文献类型：期刊文献

英文题名：Astragaloside IV alleviates radiation-induced heart disease by regulating energy metabolism

作者：Li, Qiyang[1];Zhang, Shangzu[2];Li, Yangyang[1];Yao, Ning[1];Feng, Yuye[1];Yang, Gengqiang[1];Wang, Yutong[1];Dai, Sichao[1];Cheng, Shuai[1];Zhou, Ting[1];Wang, Xin[1];Zhang, Liying[1,3]

第一作者：Li, Qiyang

通信作者：Zhang, LY[1]

机构：[1]Gansu Univ Chinese Med, Prov Key Lab Mol Med & Prevent Res Major Dis, Lanzhou 730000, Peoples R China;[2]Hubei Univ Chinese Med, Wuhan 430065, Peoples R China;[3]Gansu Inst Cardiovasc Dis, Lanzhou 730050, Peoples R China

第一机构：甘肃中医药大学

通信机构：[1]corresponding author), Gansu Univ Chinese Med, 35 Dingxi East Rd, Lanzhou 730000, Peoples R China.|[10735]甘肃中医药大学;

年份：2025

卷号：146

外文期刊名：PHYTOMEDICINE

收录：;Scopus(收录号：2-s2.0-105012303948);WOS:【SCI-EXPANDED(收录号:WOS:001551875100001)】；

基金：This project was supported by the National Natural Science Foundation of China (NSFC) (No. 82260882) ; Gansu Basic Research Innovation Group (25JRRA247) ; Open Foundation of Key Laboratory of Dunhuang Medicine and Transformation (DHYX23-09) .

语种：英文

外文关键词：Radiation-induced heart disease; Metabolomics; HIF-1 alpha; AQPs; AS-IV; Radiotherapy

摘要：Background: Radiation-induced heart disease (RIHD) has emerged as a critical complication compromising the long-term survival of cancer patients undergoing radiotherapy.
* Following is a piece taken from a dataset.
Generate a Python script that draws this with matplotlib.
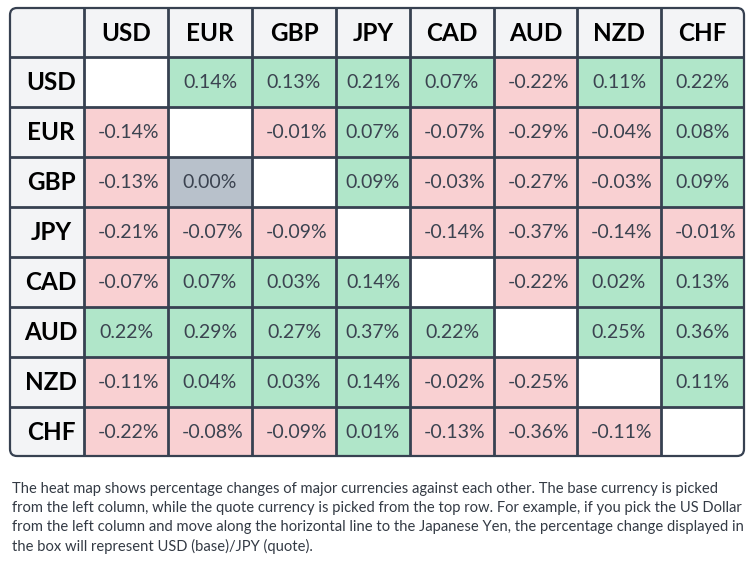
import matplotlib
matplotlib.use("Agg")
import matplotlib.pyplot as plt
from matplotlib.patches import Rectangle, FancyBboxPatch

currencies = ["USD", "EUR", "GBP", "JPY", "CAD", "AUD", "NZD", "CHF"]

# rows = base currency, columns = quote currency (percent change)
usd = [None, 0.14, 0.13, 0.21, 0.07, -0.22, 0.11, 0.22]
eur = [-0.14, None, -0.01, 0.07, -0.07, -0.29, -0.04, 0.08]
gbp = [-0.13, 0.00, None, 0.09, -0.03, -0.27, -0.03, 0.09]
jpy = [-0.21, -0.07, -0.09, None, -0.14, -0.37, -0.14, -0.01]
cad = [-0.07, 0.07, 0.03, 0.14, None, -0.22, 0.02, 0.13]
aud = [0.22, 0.29, 0.27, 0.37, 0.22, None, 0.25, 0.36]
nzd = [-0.11, 0.04, 0.03, 0.14, -0.02, -0.25, None, 0.11]
chf = [-0.22, -0.08, -0.09, 0.01, -0.13, -0.36, -0.11, None]
values = [usd, eur, gbp, jpy, cad, aud, nzd, chf]

caption = [
    "The heat map shows percentage changes of major currencies against each other. The base currency is picked",
    "from the left column, while the quote currency is picked from the top row. For example, if you pick the US Dollar",
    "from the left column and move along the horizontal line to the Japanese Yen, the percentage change displayed in",
    "the box will represent USD (base)/JPY (quote).",
]

GREEN = "#b0e6c9"
RED = "#f9d0d2"
GREY = "#b8c1cb"
HEAD_BG = "#f3f4f6"
LINE = "#374151"
TXT = "#3b4350"

# table geometry in pixels
col_edges = [10, 84, 168, 252, 336, 410, 494, 577, 661, 744]
row_edges = [8, 57, 107, 157, 207, 257, 307, 357, 407, 456]

plt.rcParams["font.family"] = ["Lato", "DejaVu Sans"]

fig = plt.figure(figsize=(7.48, 5.71), dpi=100)
ax = fig.add_axes([0, 0, 1, 1])
ax.set_xlim(0, 748)
ax.set_ylim(571, 0)
ax.axis("off")

x0, x1 = col_edges[0], col_edges[-1]
y0, y1 = row_edges[0], row_edges[-1]
frame = FancyBboxPatch((x0, y0), x1 - x0, y1 - y0,
                       boxstyle="round,pad=0,rounding_size=7",
                       facecolor=HEAD_BG, edgecolor="none", zorder=1)
ax.add_patch(frame)

for i, row in enumerate(values):
    for j, v in enumerate(row):
        cx0, cx1 = col_edges[j + 1], col_edges[j + 2]
        cy0, cy1 = row_edges[i + 1], row_edges[i + 2]
        if v is None:
            fc = "white"
        elif v > 0:
            fc = GREEN
        elif v < 0:
            fc = RED
        else:
            fc = GREY
        r = Rectangle((cx0, cy0), cx1 - cx0, cy1 - cy0, facecolor=fc,
                      edgecolor="none", zorder=2)
        r.set_clip_path(frame)
        ax.add_patch(r)
        if v is not None:
            shift = 3 if v < 0 else 0
            ax.text((cx0 + cx1) / 2 + shift, (cy0 + cy1) / 2 + 1,
                    f"{v:.2f}%", ha="center", va="center",
                    fontsize=14, color=TXT, zorder=4)

# headers
for j, c in enumerate(currencies):
    ax.text((col_edges[j + 1] + col_edges[j + 2]) / 2, (row_edges[0] + row_edges[1]) / 2 + 1,
            c, ha="center", va="center", fontsize=17.5, fontweight="bold",
            color="black", zorder=4)
for i, c in enumerate(currencies):
    ax.text((col_edges[0] + col_edges[1]) / 2 + 4, (row_edges[i + 1] + row_edges[i + 2]) / 2 + 1,
            c, ha="center", va="center", fontsize=17.5, fontweight="bold",
            color="black", zorder=4)

# grid lines
for x in col_edges[1:-1]:
    ax.plot([x, x], [y0, y1], color=LINE, lw=2, zorder=3, solid_capstyle="butt")
for y in row_edges[1:-1]:
    ax.plot([x0, x1], [y, y], color=LINE, lw=2, zorder=3, solid_capstyle="butt")
outline = FancyBboxPatch((x0, y0), x1 - x0, y1 - y0,
                         boxstyle="round,pad=0,rounding_size=7",
                         facecolor="none", edgecolor=LINE, lw=1.6, zorder=5)
ax.add_patch(outline)

for k, line in enumerate(caption):
    ax.text(12, 489 + k * 19, line, ha="left", va="center",
            fontsize=10.6, color="#333a44")

fig.savefig("out.png", dpi=100)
Although targeting myocardial energy metabolism is a promising therapeutic strategy for cardiovascular diseases, the molecular mechanisms underlying ionizing radiation-induced cardiomyocyte metabolic dysregulation and subsequent cardiac injury remain unclear. Purpose: This study aims to explore the mechanism by which Astragaloside IV (AS-IV) alleviates RIHD through the regulation of energy metabolism. Methods: This study established mouse and cellular models of radiation-induced heart injury to investigate the effects of X-ray radiation on energy metabolism in the hearts of C57BL/6 mice and in cardiomyocyte cell lines (AC16 and H9C2). By integrating untargeted metabolomics with experimental validation, we elucidated the pharmacological effects and molecular mechanisms of the HIF-1 alpha inhibitor (PX-478) and AS-IV intervention in mouse heart tissue and cardiomyocytes. Results: In vitro experiments demonstrated that X-rays at doses of 6 Gy and above induced damage and abnormal energy metabolism in H9C2 and AC16 cardiomyocytes at 24, 48, and 72 h, respectively. These abnormalities were primarily characterized by inhibited cell proliferation, increased apoptosis, decreased ATP content, and elevated lactate and lipid accumulation. These phenomena may be associated with the abnormal activation of the HIF-1 alpha/PPAR gamma signaling pathway. Additionally, AS-IV effectively mitigated radiation-induced cardiomyocyte injury by regulating HIF-1 alpha/PPAR gamma-mediated glycolysis and triglyceride synthesis metabolism, as well as by alleviating mitochondrial damage. Conclusion: Abnormal activation of the HIF-1 alpha/PPAR gamma axis may represent a potential mechanism underlying Xray-induced abnormalities in myocardial energy metabolism and cellular damage. Furthermore, AS-IV has the potential to alleviate radiocardiac injury by modulating energy metabolism and restoring mitochondrial function.